Leave out the images; return the rest of the data exactly.
※
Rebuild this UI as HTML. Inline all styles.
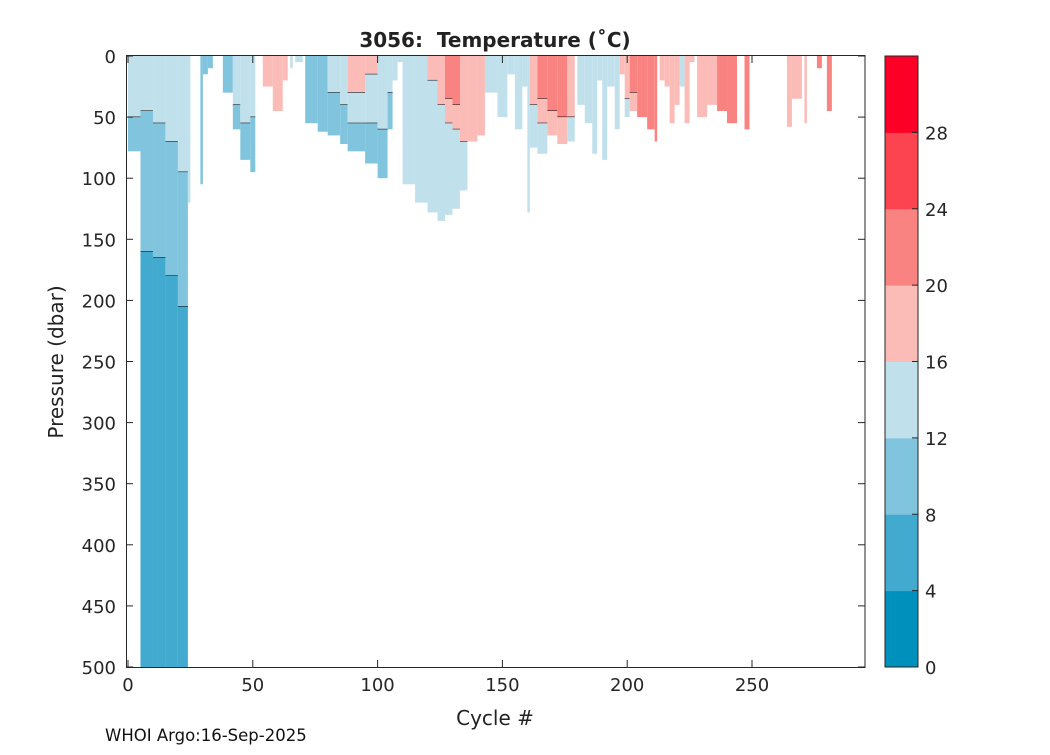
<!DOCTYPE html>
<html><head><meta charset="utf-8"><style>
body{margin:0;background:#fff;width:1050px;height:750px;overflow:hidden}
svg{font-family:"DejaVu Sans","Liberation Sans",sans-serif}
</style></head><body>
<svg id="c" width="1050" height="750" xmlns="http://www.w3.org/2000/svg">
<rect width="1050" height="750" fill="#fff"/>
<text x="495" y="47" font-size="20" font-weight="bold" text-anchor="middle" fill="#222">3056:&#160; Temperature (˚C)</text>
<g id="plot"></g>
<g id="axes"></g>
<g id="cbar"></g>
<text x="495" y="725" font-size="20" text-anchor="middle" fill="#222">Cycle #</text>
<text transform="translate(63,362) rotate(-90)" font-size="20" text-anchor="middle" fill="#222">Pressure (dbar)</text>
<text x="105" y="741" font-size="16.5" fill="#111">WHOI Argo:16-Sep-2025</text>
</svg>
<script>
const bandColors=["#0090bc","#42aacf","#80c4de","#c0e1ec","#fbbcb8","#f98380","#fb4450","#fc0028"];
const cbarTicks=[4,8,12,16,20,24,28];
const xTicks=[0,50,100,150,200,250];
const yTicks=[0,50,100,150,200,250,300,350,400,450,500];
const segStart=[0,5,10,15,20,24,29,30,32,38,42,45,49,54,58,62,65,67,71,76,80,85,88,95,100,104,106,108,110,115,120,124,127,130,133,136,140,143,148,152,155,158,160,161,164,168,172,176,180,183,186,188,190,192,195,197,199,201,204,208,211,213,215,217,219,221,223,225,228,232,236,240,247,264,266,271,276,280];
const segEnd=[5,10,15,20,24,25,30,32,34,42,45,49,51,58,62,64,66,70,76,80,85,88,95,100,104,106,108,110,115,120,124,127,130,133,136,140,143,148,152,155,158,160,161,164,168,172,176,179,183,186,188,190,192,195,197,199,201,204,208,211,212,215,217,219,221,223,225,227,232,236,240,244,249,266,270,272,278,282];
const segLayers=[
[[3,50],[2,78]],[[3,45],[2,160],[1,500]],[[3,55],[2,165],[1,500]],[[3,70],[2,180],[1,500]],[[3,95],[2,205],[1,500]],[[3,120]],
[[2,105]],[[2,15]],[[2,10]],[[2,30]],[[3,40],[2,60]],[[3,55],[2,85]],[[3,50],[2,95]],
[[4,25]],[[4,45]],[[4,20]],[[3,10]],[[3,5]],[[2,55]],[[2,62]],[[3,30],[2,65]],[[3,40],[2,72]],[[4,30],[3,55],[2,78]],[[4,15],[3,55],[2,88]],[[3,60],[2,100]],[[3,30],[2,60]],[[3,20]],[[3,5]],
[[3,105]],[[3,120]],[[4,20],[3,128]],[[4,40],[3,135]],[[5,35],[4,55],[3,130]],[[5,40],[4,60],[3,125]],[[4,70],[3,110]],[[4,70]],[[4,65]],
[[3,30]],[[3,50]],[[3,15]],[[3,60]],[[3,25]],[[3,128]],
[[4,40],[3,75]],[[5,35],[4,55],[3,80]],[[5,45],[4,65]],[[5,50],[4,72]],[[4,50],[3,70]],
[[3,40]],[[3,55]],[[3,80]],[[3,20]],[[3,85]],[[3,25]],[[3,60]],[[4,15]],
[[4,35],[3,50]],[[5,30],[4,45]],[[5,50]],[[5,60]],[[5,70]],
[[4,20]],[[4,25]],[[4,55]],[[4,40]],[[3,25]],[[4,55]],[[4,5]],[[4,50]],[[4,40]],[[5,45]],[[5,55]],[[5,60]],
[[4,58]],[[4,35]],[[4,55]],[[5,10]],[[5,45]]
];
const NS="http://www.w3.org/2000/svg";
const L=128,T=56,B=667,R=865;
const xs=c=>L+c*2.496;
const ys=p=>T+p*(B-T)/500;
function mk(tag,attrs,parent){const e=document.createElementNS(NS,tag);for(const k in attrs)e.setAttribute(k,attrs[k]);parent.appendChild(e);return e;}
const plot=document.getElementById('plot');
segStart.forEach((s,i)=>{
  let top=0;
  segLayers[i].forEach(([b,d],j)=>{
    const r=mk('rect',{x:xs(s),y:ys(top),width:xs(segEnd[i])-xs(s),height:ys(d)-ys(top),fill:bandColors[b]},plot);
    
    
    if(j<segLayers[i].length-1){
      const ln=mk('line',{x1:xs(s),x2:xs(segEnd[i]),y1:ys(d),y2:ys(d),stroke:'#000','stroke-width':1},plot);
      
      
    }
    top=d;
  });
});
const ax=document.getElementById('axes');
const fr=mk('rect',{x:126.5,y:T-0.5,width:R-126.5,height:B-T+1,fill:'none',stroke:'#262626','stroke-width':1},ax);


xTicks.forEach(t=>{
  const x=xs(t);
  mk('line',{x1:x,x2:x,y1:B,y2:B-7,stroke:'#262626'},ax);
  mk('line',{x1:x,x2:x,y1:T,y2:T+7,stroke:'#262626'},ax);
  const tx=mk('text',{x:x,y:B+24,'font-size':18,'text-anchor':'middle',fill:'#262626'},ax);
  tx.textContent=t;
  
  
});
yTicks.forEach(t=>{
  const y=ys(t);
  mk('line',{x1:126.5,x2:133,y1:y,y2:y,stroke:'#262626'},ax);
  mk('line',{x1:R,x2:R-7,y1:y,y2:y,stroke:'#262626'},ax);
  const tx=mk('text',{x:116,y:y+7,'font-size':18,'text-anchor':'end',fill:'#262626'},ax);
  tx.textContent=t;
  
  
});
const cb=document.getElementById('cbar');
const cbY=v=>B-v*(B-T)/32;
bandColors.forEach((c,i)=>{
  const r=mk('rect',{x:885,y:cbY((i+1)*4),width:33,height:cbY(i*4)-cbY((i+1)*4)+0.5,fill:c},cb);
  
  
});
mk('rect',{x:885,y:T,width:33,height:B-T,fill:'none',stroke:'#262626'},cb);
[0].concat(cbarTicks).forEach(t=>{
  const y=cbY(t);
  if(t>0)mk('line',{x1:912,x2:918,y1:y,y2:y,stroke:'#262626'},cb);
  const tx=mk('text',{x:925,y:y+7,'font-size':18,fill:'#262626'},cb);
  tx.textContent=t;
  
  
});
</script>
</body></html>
※
# Response to this exercise:
Rebuild this UI as HTML. Inline all styles.
<!DOCTYPE html>
<html><head><meta charset="utf-8"><style>
body{margin:0;background:#fff;width:1050px;height:750px;overflow:hidden}
svg{font-family:"DejaVu Sans","Liberation Sans",sans-serif}
</style></head><body>
<svg id="c" width="1050" height="750" xmlns="http://www.w3.org/2000/svg">
<rect width="1050" height="750" fill="#fff"/>
<text x="495" y="47" font-size="20" font-weight="bold" text-anchor="middle" fill="#222">3056:&#160; Temperature (˚C)</text>
<g id="plot"></g>
<g id="axes"></g>
<g id="cbar"></g>
<text x="495" y="725" font-size="20" text-anchor="middle" fill="#222">Cycle #</text>
<text transform="translate(63,362) rotate(-90)" font-size="20" text-anchor="middle" fill="#222">Pressure (dbar)</text>
<text x="105" y="741" font-size="16.5" fill="#111">WHOI Argo:16-Sep-2025</text>
</svg>
<script>
const bandColors=["#0090bc","#42aacf","#80c4de","#c0e1ec","#fbbcb8","#f98380","#fb4450","#fc0028"];
const cbarTicks=[4,8,12,16,20,24,28];
const xTicks=[0,50,100,150,200,250];
const yTicks=[0,50,100,150,200,250,300,350,400,450,500];
const segStart=[0,5,10,15,20,24,29,30,32,38,42,45,49,54,58,62,65,67,71,76,80,85,88,95,100,104,106,108,110,115,120,124,127,130,133,136,140,143,148,152,155,158,160,161,164,168,172,176,180,183,186,188,190,192,195,197,199,201,204,208,211,213,215,217,219,221,223,225,228,232,236,240,247,264,266,271,276,280];
const segEnd=[5,10,15,20,24,25,30,32,34,42,45,49,51,58,62,64,66,70,76,80,85,88,95,100,104,106,108,110,115,120,124,127,130,133,136,140,143,148,152,155,158,160,161,164,168,172,176,179,183,186,188,190,192,195,197,199,201,204,208,211,212,215,217,219,221,223,225,227,232,236,240,244,249,266,270,272,278,282];
const segLayers=[
[[3,50],[2,78]],[[3,45],[2,160],[1,500]],[[3,55],[2,165],[1,500]],[[3,70],[2,180],[1,500]],[[3,95],[2,205],[1,500]],[[3,120]],
[[2,105]],[[2,15]],[[2,10]],[[2,30]],[[3,40],[2,60]],[[3,55],[2,85]],[[3,50],[2,95]],
[[4,25]],[[4,45]],[[4,20]],[[3,10]],[[3,5]],[[2,55]],[[2,62]],[[3,30],[2,65]],[[3,40],[2,72]],[[4,30],[3,55],[2,78]],[[4,15],[3,55],[2,88]],[[3,60],[2,100]],[[3,30],[2,60]],[[3,20]],[[3,5]],
[[3,105]],[[3,120]],[[4,20],[3,128]],[[4,40],[3,135]],[[5,35],[4,55],[3,130]],[[5,40],[4,60],[3,125]],[[4,70],[3,110]],[[4,70]],[[4,65]],
[[3,30]],[[3,50]],[[3,15]],[[3,60]],[[3,25]],[[3,128]],
[[4,40],[3,75]],[[5,35],[4,55],[3,80]],[[5,45],[4,65]],[[5,50],[4,72]],[[4,50],[3,70]],
[[3,40]],[[3,55]],[[3,80]],[[3,20]],[[3,85]],[[3,25]],[[3,60]],[[4,15]],
[[4,35],[3,50]],[[5,30],[4,45]],[[5,50]],[[5,60]],[[5,70]],
[[4,20]],[[4,25]],[[4,55]],[[4,40]],[[3,25]],[[4,55]],[[4,5]],[[4,50]],[[4,40]],[[5,45]],[[5,55]],[[5,60]],
[[4,58]],[[4,35]],[[4,55]],[[5,10]],[[5,45]]
];
const NS="http://www.w3.org/2000/svg";
const L=128,T=56,B=667,R=865;
const xs=c=>L+c*2.496;
const ys=p=>T+p*(B-T)/500;
function mk(tag,attrs,parent){const e=document.createElementNS(NS,tag);for(const k in attrs)e.setAttribute(k,attrs[k]);parent.appendChild(e);return e;}
const plot=document.getElementById('plot');
segStart.forEach((s,i)=>{
  let top=0;
  segLayers[i].forEach(([b,d],j)=>{
    const r=mk('rect',{x:xs(s),y:ys(top),width:xs(segEnd[i])-xs(s),height:ys(d)-ys(top),fill:bandColors[b]},plot);
    
    
    if(j<segLayers[i].length-1){
      const ln=mk('line',{x1:xs(s),x2:xs(segEnd[i]),y1:ys(d),y2:ys(d),stroke:'#000','stroke-width':1},plot);
      
      
    }
    top=d;
  });
});
const ax=document.getElementById('axes');
const fr=mk('rect',{x:126.5,y:T-0.5,width:R-126.5,height:B-T+1,fill:'none',stroke:'#262626','stroke-width':1},ax);


xTicks.forEach(t=>{
  const x=xs(t);
  mk('line',{x1:x,x2:x,y1:B,y2:B-7,stroke:'#262626'},ax);
  mk('line',{x1:x,x2:x,y1:T,y2:T+7,stroke:'#262626'},ax);
  const tx=mk('text',{x:x,y:B+24,'font-size':18,'text-anchor':'middle',fill:'#262626'},ax);
  tx.textContent=t;
  
  
});
yTicks.forEach(t=>{
  const y=ys(t);
  mk('line',{x1:126.5,x2:133,y1:y,y2:y,stroke:'#262626'},ax);
  mk('line',{x1:R,x2:R-7,y1:y,y2:y,stroke:'#262626'},ax);
  const tx=mk('text',{x:116,y:y+7,'font-size':18,'text-anchor':'end',fill:'#262626'},ax);
  tx.textContent=t;
  
  
});
const cb=document.getElementById('cbar');
const cbY=v=>B-v*(B-T)/32;
bandColors.forEach((c,i)=>{
  const r=mk('rect',{x:885,y:cbY((i+1)*4),width:33,height:cbY(i*4)-cbY((i+1)*4)+0.5,fill:c},cb);
  
  
});
mk('rect',{x:885,y:T,width:33,height:B-T,fill:'none',stroke:'#262626'},cb);
[0].concat(cbarTicks).forEach(t=>{
  const y=cbY(t);
  if(t>0)mk('line',{x1:912,x2:918,y1:y,y2:y,stroke:'#262626'},cb);
  const tx=mk('text',{x:925,y:y+7,'font-size':18,fill:'#262626'},cb);
  tx.textContent=t;
  
  
});
</script>
</body></html>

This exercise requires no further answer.